By Miles BrownOctober 9, 2019
REDSTONE ARSENAL, Ala. - He was a well-traveled Army brat, excelling in both music and sports, especially football during his high school years, who never thought he would join the Army. The Army and the life he found after high school laid out a different course for Col. Shawn Prickett, the retiring U.S. Army Aviation and Missile Command's Chief of Staff.
Prickett received football scholarship offers to several colleges and universities, but he selected the U.S. Military Academy at West Point, and later graduated in 1991.
"I chose West Point for a lot of reasons. I knew academics would be a challenge, but I also knew they had a first-class football program," said Prickett. "My dad used to tell me that I needed to put more effort into academics, rather than playing football. After I got to West Point, I realized quickly that he was right! Back then, I was convinced I would do my time and move on from the military."
As they say in the Army - no plan survives after first contact. After graduating from the United States Military Academy, the Army selected Prickett for the aviation branch, and he went on to the officer basic course, and then flight school, where he initially flew the UH-1 Huey, and later the AH-1 Cobra. That was just the start of a long, distinguished career.
During his 28-year career, Prickett served in assignments from Fort Polk, Louisiana, to Korea. Along the way, he earned two master's degrees and many awards and decorations, including the Legion of Merit. But, it was the deployments that had the biggest impact on his career, according to Prickett.
"The most impactful experience [of my Army career] was deploying with 10th Mountain Division [right after September 11, 2001] and being part of the initial operations in Afghanistan," recalled Prickett. At that time, Prickett was assigned as the J-3 Air for Combined Joint Task Force Mountain in Bagram, Afghanistan, (10th Mountain Division based at Fort Drum, N.Y).
"It was a rather austere environment, and there was a lot of teamwork that was required to make sure all the different organizations could reach the goal - to eliminate the terrorist threat that had attacked our country. That was personally very significant."
That deployment was the first of two combat deployments. He deployed again to Afghanistan as the Deputy Brigade Commander with the 10th Combat Air Brigade out of Fort Drum in 2010.
That teamwork and those he served with, both overseas and stateside, continued to motivate and inspire Prickett through the years. A key figure was his mentor - Brig. Gen. (Ret.) Gratton O. Sealock III.
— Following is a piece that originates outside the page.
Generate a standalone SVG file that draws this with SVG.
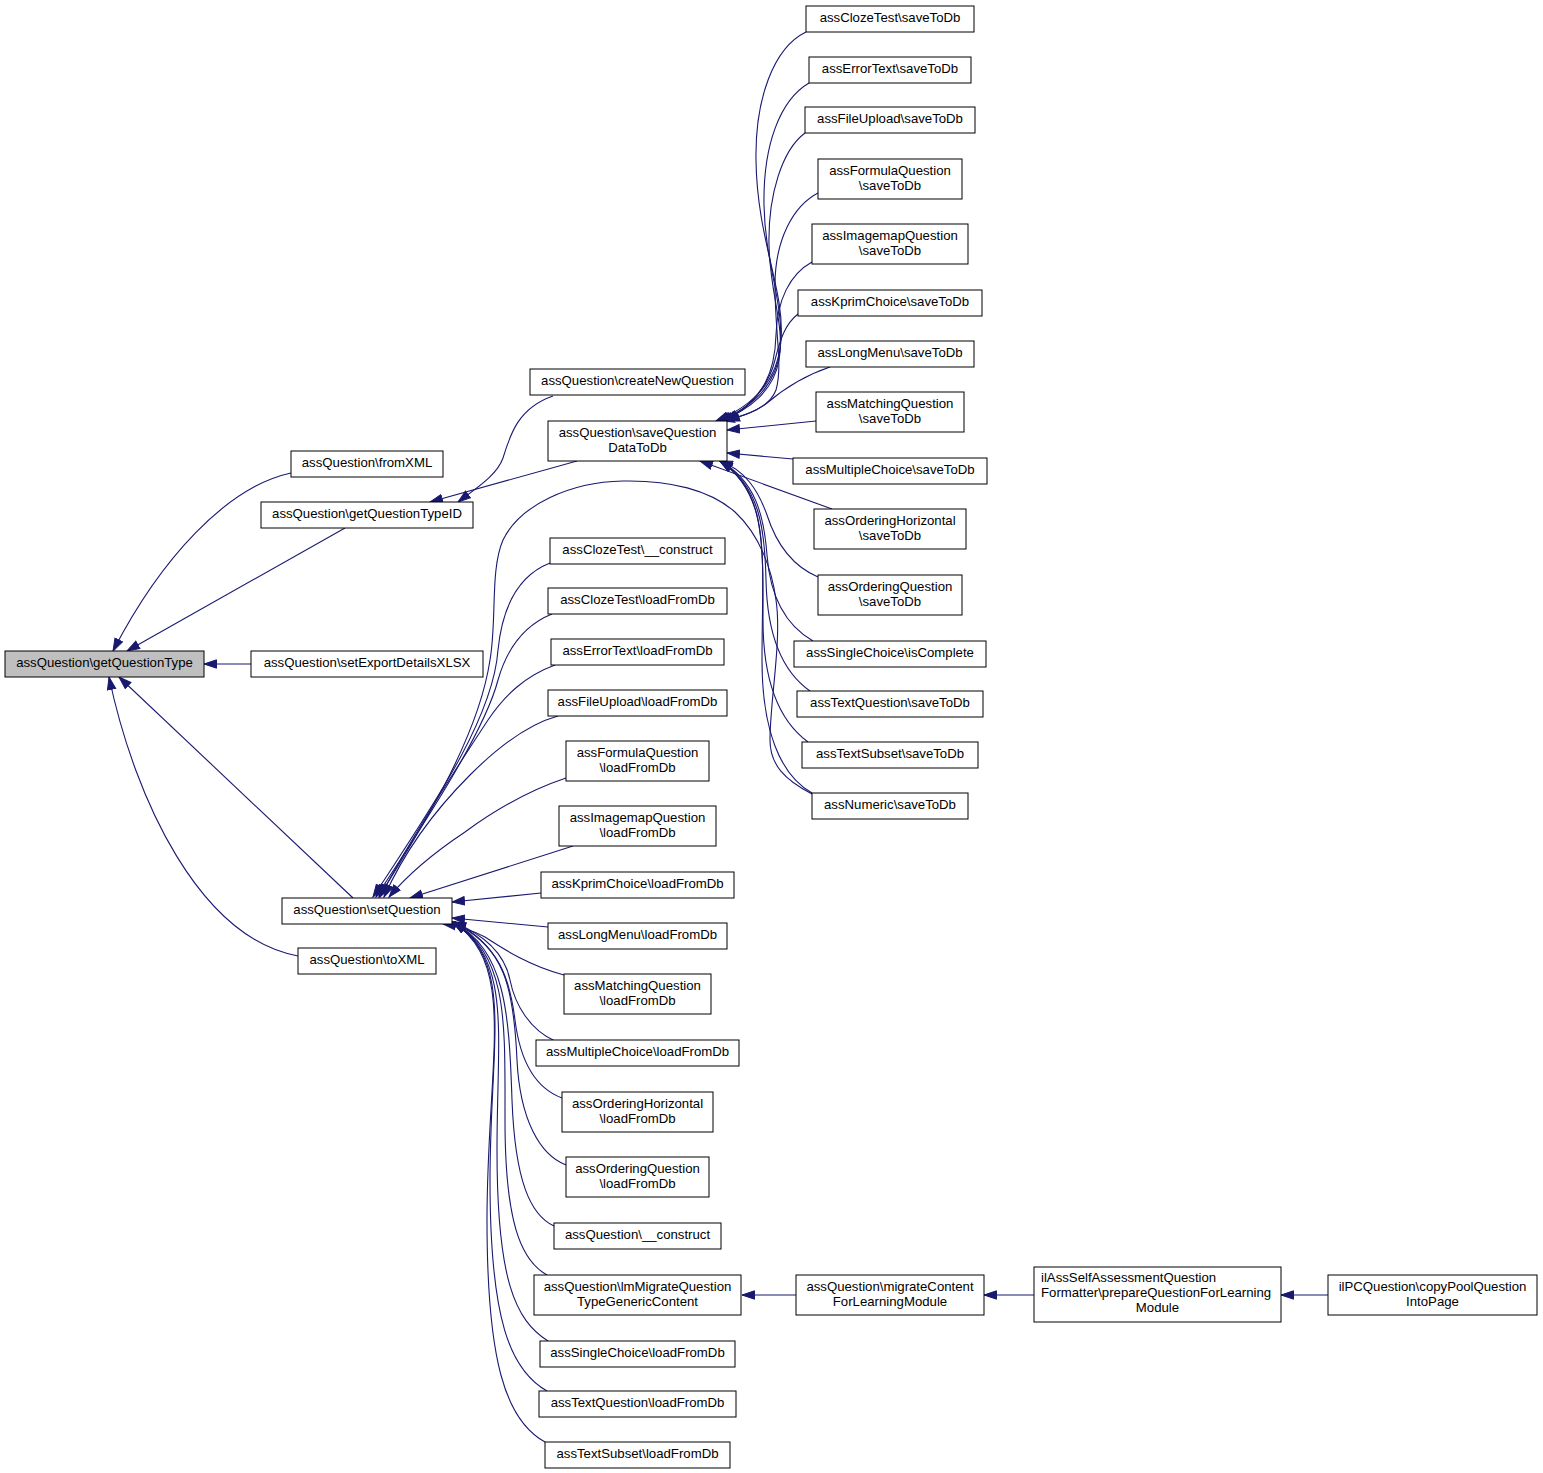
<svg xmlns="http://www.w3.org/2000/svg" width="1543" height="1473" viewBox="0 0 1543 1473">
<style>
.node rect{fill:#ffffff;stroke:#000000;stroke-width:1}
.root rect{fill:#bfbfbf}
text{font-family:"Liberation Sans",Arial,Helvetica,sans-serif;font-size:13.2px;fill:#000000;text-anchor:middle}
text.l{text-anchor:start}
.edges path{fill:none;stroke:#191970;stroke-width:1.1;marker-end:url(#arr)}
</style>
<defs>
<marker id="arr" markerUnits="userSpaceOnUse" markerWidth="14" markerHeight="10" viewBox="0 0 14 10" refX="13" refY="5" orient="auto">
<path d="M0.5,0.8 L13,5 L0.5,9.2 z" fill="#191970" stroke="#191970" stroke-width="1"/>
</marker>
</defs>
<rect x="0" y="0" width="1543" height="1473" fill="#ffffff"/>
<g class="edges" id="edges">
<path d="M291,473 C226,487 160,560 113,651"/>
<path d="M345,528 L127,651"/>
<path d="M251,664 L204,664"/>
<path d="M353,898 L119,677"/>
<path d="M298,956 C200,938 135,800 109,677"/>
<path d="M553,396 C518,408 510,435 503,458 C497,475 478,487 458,502"/>
<path d="M577,461 L430,502"/>
<path d="M806,32 C773,48 755,100 756,160 C757,240 785,290 781,340 C778,380 755,405 716,421"/>
<path d="M809,83 C780,100 763,145 764,205 C765,265 785,305 780,350 C776,385 752,408 718,421"/>
<path d="M805,133 C782,150 768,195 769,245 C770,295 785,325 779,360 C774,390 750,410 720,421"/>
<path d="M818,193 C793,206 775,240 775,285 C775,335 783,365 776,390 C769,408 748,415 722,421"/>
<path d="M812,262 C790,274 777,300 776,335 C775,370 765,400 724,421"/>
<path d="M798,314 C785,324 780,340 775,360 C769,385 752,405 726,421"/>
<path d="M830,367 C800,377 780,392 767,403 C755,412 742,416 727,421"/>
<path d="M816,421 L727,430"/>
<path d="M793,459 L727,453"/>
<path d="M832,509 L700,461"/>
<path d="M818,577 C790,565 775,540 767,515 C758,490 745,470 720,461"/>
<path d="M813,641 C785,625 770,595 767,555 C764,515 755,480 720,461"/>
<path d="M810,691 C780,670 767,630 766,580 C765,530 760,485 720,461"/>
<path d="M808,742 C778,720 763,680 763,620 C763,540 765,490 720,461"/>
<path d="M812,793 C780,775 762,730 762,660 C762,560 772,495 720,461"/>
<path d="M812,794 C785,780 770,765 770,740 C770,700 782,640 776,600 C772,570 760,535 735,512 C710,490 670,480 623,481 C570,482 520,505 503,540 C490,570 497,620 490,660 C478,740 420,830 379,897"/>
<path d="M550,563 C522,574 503,600 498,650 C493,720 430,810 373,897"/>
<path d="M552,614 C527,624 508,645 498,680 C485,730 430,815 376,897"/>
<path d="M555,665 C525,676 505,695 488,720 C455,770 410,840 380,897"/>
<path d="M558,716 C525,725 495,750 470,775 C435,810 405,850 384,897"/>
<path d="M566,778 C530,790 495,810 465,832 C435,852 410,872 389,897"/>
<path d="M573,846 L410,898"/>
<path d="M541,893 L452,902"/>
<path d="M548,927 L452,918"/>
<path d="M564,975 C530,966 505,950 485,937 C472,930 458,926 443,924"/>
<path d="M555,1041 C530,1030 515,1005 510,980 C505,955 485,935 453,922"/>
<path d="M562,1098 C535,1088 520,1060 515,1020 C510,980 500,945 453,922"/>
<path d="M566,1165 C540,1155 520,1120 517,1060 C514,990 505,945 453,922"/>
<path d="M554,1226 C530,1215 515,1180 512,1100 C509,1010 505,950 453,922"/>
<path d="M547,1275 C520,1260 505,1220 505,1120 C505,1020 508,955 453,922"/>
<path d="M548,1341 C515,1320 497,1280 497,1150 C497,1030 512,960 453,922"/>
<path d="M547,1391 C510,1370 490,1320 490,1180 C490,1040 515,962 453,922"/>
<path d="M545,1442 C505,1420 487,1360 487,1220 C487,1060 518,965 453,922"/>
<path d="M796,1295 L742,1295"/>
<path d="M1034,1295 L984,1295"/>
<path d="M1328,1295 L1281,1295"/>
</g>
<g id="n_getQuestionType" class="node root"><rect x="5" y="651" width="199" height="26"/><text x="104.5" y="667">assQuestion\getQuestionType</text></g>
<g id="n_fromXML" class="node"><rect x="291" y="451" width="152" height="26"/><text x="367" y="467">assQuestion\fromXML</text></g>
<g id="n_getQuestionTypeID" class="node"><rect x="261" y="502" width="212" height="26"/><text x="367" y="518">assQuestion\getQuestionTypeID</text></g>
<g id="n_setExportDetailsXLSX" class="node"><rect x="251" y="651" width="232" height="26"/><text x="367" y="667">assQuestion\setExportDetailsXLSX</text></g>
<g id="n_setQuestion" class="node"><rect x="282" y="898" width="170" height="26"/><text x="367" y="914">assQuestion\setQuestion</text></g>
<g id="n_toXML" class="node"><rect x="298" y="948" width="138" height="26"/><text x="367" y="964">assQuestion\toXML</text></g>
<g id="n_createNewQuestion" class="node"><rect x="530" y="369" width="215" height="26"/><text x="637.5" y="385">assQuestion\createNewQuestion</text></g>
<g id="n_saveQuestionDataToDb" class="node"><rect x="548" y="421" width="179" height="40"/><text x="637.5" y="436.5">assQuestion\saveQuestion</text><text x="637.5" y="451.5">DataToDb</text></g>
<g id="n_ClozeTest_saveToDb" class="node"><rect x="806" y="6" width="168" height="26"/><text x="890" y="22">assClozeTest\saveToDb</text></g>
<g id="n_ErrorText_saveToDb" class="node"><rect x="809" y="57" width="162" height="26"/><text x="890" y="73">assErrorText\saveToDb</text></g>
<g id="n_FileUpload_saveToDb" class="node"><rect x="805" y="107" width="170" height="26"/><text x="890" y="123">assFileUpload\saveToDb</text></g>
<g id="n_FormulaQuestion_saveToDb" class="node"><rect x="818" y="159" width="144" height="40"/><text x="890" y="174.5">assFormulaQuestion</text><text x="890" y="189.5">\saveToDb</text></g>
<g id="n_ImagemapQuestion_saveToDb" class="node"><rect x="812" y="224" width="156" height="40"/><text x="890" y="239.5">assImagemapQuestion</text><text x="890" y="254.5">\saveToDb</text></g>
<g id="n_KprimChoice_saveToDb" class="node"><rect x="798" y="290" width="184" height="26"/><text x="890" y="306">assKprimChoice\saveToDb</text></g>
<g id="n_LongMenu_saveToDb" class="node"><rect x="806" y="341" width="168" height="26"/><text x="890" y="357">assLongMenu\saveToDb</text></g>
<g id="n_MatchingQuestion_saveToDb" class="node"><rect x="816" y="392" width="148" height="40"/><text x="890" y="407.5">assMatchingQuestion</text><text x="890" y="422.5">\saveToDb</text></g>
<g id="n_MultipleChoice_saveToDb" class="node"><rect x="793" y="458" width="194" height="26"/><text x="890" y="474">assMultipleChoice\saveToDb</text></g>
<g id="n_OrderingHorizontal_saveToDb" class="node"><rect x="814" y="509" width="152" height="40"/><text x="890" y="524.5">assOrderingHorizontal</text><text x="890" y="539.5">\saveToDb</text></g>
<g id="n_OrderingQuestion_saveToDb" class="node"><rect x="818" y="575" width="144" height="40"/><text x="890" y="590.5">assOrderingQuestion</text><text x="890" y="605.5">\saveToDb</text></g>
<g id="n_SingleChoice_isComplete" class="node"><rect x="794" y="641" width="192" height="26"/><text x="890" y="657">assSingleChoice\isComplete</text></g>
<g id="n_TextQuestion_saveToDb" class="node"><rect x="797" y="691" width="186" height="26"/><text x="890" y="707">assTextQuestion\saveToDb</text></g>
<g id="n_TextSubset_saveToDb" class="node"><rect x="802" y="742" width="176" height="26"/><text x="890" y="758">assTextSubset\saveToDb</text></g>
<g id="n_Numeric_saveToDb" class="node"><rect x="812" y="793" width="156" height="26"/><text x="890" y="809">assNumeric\saveToDb</text></g>
<g id="n_ClozeTest_construct" class="node"><rect x="550" y="538" width="175" height="26"/><text x="637.5" y="554">assClozeTest\__construct</text></g>
<g id="n_ClozeTest_loadFromDb" class="node"><rect x="548" y="588" width="179" height="26"/><text x="637.5" y="604">assClozeTest\loadFromDb</text></g>
<g id="n_ErrorText_loadFromDb" class="node"><rect x="551" y="639" width="173" height="26"/><text x="637.5" y="655">assErrorText\loadFromDb</text></g>
<g id="n_FileUpload_loadFromDb" class="node"><rect x="548" y="690" width="179" height="26"/><text x="637.5" y="706">assFileUpload\loadFromDb</text></g>
<g id="n_FormulaQuestion_loadFromDb" class="node"><rect x="566" y="741" width="143" height="40"/><text x="637.5" y="756.5">assFormulaQuestion</text><text x="637.5" y="771.5">\loadFromDb</text></g>
<g id="n_ImagemapQuestion_loadFromDb" class="node"><rect x="559" y="806" width="157" height="40"/><text x="637.5" y="821.5">assImagemapQuestion</text><text x="637.5" y="836.5">\loadFromDb</text></g>
<g id="n_KprimChoice_loadFromDb" class="node"><rect x="541" y="872" width="193" height="26"/><text x="637.5" y="888">assKprimChoice\loadFromDb</text></g>
<g id="n_LongMenu_loadFromDb" class="node"><rect x="548" y="923" width="179" height="26"/><text x="637.5" y="939">assLongMenu\loadFromDb</text></g>
<g id="n_MatchingQuestion_loadFromDb" class="node"><rect x="564" y="974" width="147" height="40"/><text x="637.5" y="989.5">assMatchingQuestion</text><text x="637.5" y="1004.5">\loadFromDb</text></g>
<g id="n_MultipleChoice_loadFromDb" class="node"><rect x="536" y="1040" width="203" height="26"/><text x="637.5" y="1056">assMultipleChoice\loadFromDb</text></g>
<g id="n_OrderingHorizontal_loadFromDb" class="node"><rect x="562" y="1092" width="151" height="40"/><text x="637.5" y="1107.5">assOrderingHorizontal</text><text x="637.5" y="1122.5">\loadFromDb</text></g>
<g id="n_OrderingQuestion_loadFromDb" class="node"><rect x="566" y="1157" width="143" height="40"/><text x="637.5" y="1172.5">assOrderingQuestion</text><text x="637.5" y="1187.5">\loadFromDb</text></g>
<g id="n_assQuestion_construct" class="node"><rect x="554" y="1223" width="167" height="26"/><text x="637.5" y="1239">assQuestion\__construct</text></g>
<g id="n_lmMigrate" class="node"><rect x="534" y="1275" width="207" height="40"/><text x="637.5" y="1290.5">assQuestion\lmMigrateQuestion</text><text x="637.5" y="1305.5">TypeGenericContent</text></g>
<g id="n_SingleChoice_loadFromDb" class="node"><rect x="540" y="1341" width="195" height="26"/><text x="637.5" y="1357">assSingleChoice\loadFromDb</text></g>
<g id="n_TextQuestion_loadFromDb" class="node"><rect x="539" y="1391" width="197" height="26"/><text x="637.5" y="1407">assTextQuestion\loadFromDb</text></g>
<g id="n_TextSubset_loadFromDb" class="node"><rect x="545" y="1442" width="185" height="26"/><text x="637.5" y="1458">assTextSubset\loadFromDb</text></g>
<g id="n_migrateContent" class="node"><rect x="796" y="1275" width="188" height="40"/><text x="890" y="1290.5">assQuestion\migrateContent</text><text x="890" y="1305.5">ForLearningModule</text></g>
<g id="n_prepareQuestion" class="node"><rect x="1034" y="1267" width="247" height="55"/><text class="l" x="1041" y="1282">ilAssSelfAssessmentQuestion</text><text class="l" x="1041" y="1297">Formatter\prepareQuestionForLearning</text><text x="1157.5" y="1312">Module</text></g>
<g id="n_copyPoolQuestion" class="node"><rect x="1328" y="1275" width="209" height="40"/><text x="1432.5" y="1290.5">ilPCQuestion\copyPoolQuestion</text><text x="1432.5" y="1305.5">IntoPage</text></g>
</svg>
"General Sealock and his wife were very down to earth," said Prickett. "He was approachable, had great common sense and was a wonderful mentor to me throughout my career."
Another impactful superior officer and leader who helped shape his military career was Maj. Gen. Doug Gabram, Director of Test for the Missile Defense Agency and the former AMCOM Commander. The two men served together three times, including during a combat deployment to Afghanistan in 2010. Gabram saw Prickett as a talented and trusted Army officer.
"I picked Shawn to be the Chief of Staff for AMCOM because he is a trusted, loyal and dedicated officer who thrives on solving complex, strategic problems," said Gabram. "Furthermore, he always took the harder right over the easier wrong. I trusted him implicitly, and he consistently did what was best for the team and the Army."
As important as his senior leaders were in shaping Prickett's military career, the friendships he formed with his fellow Soldiers were equally important.
"I look back fondly at my time at the Academy, mostly, because of the friendships forged during that time," Prickett reminisces. "Many of those friendships are still alive and well today."
And as he looks forward to the next chapter of his life - retirement from active duty - he will miss some things. At the same time he is looking forward to new prospects.
"I will miss being part of an organization with the same values, working together toward the same goal," said Prickett. "At the same time, I am looking forward to spending more time with my family and opportunities to continue serving out of uniform."
Of the Army's seven core values, it is honor that is at the forefront of Prickett's daily actions.
"I think we all strive to achieve honor," said Prickett. "I hope people will characterize or remember me and my time in the Army as someone who strived to achieve honor every day."
Prickett's honorable service to his country made a meaningful impact on those he served with throughout his career, according to Maj. Gen. Todd Royar, AMCOM Commander and fellow United States Military Academy graduate.
"If the measure of success in a person's career is how many Soldiers and Families one has positively impacted, then there are few who have achieved the same level of success as Col. Shawn Prickett," said Royar. "All who know him and thousands of those who have never even met him are better today based on his personal actions."
According to Prickett, an Army career comes down to relationships.
"I made a lot of friends along the way," Prickett said. "The greatest thing about being in the Army is the friends you make and keep. You make bonds that are based on shared values and a commitment to a common goal. I've had a great Army career, and I have a lot of friends that will be lifelong friends. What more can a man ask from his time in the Army?"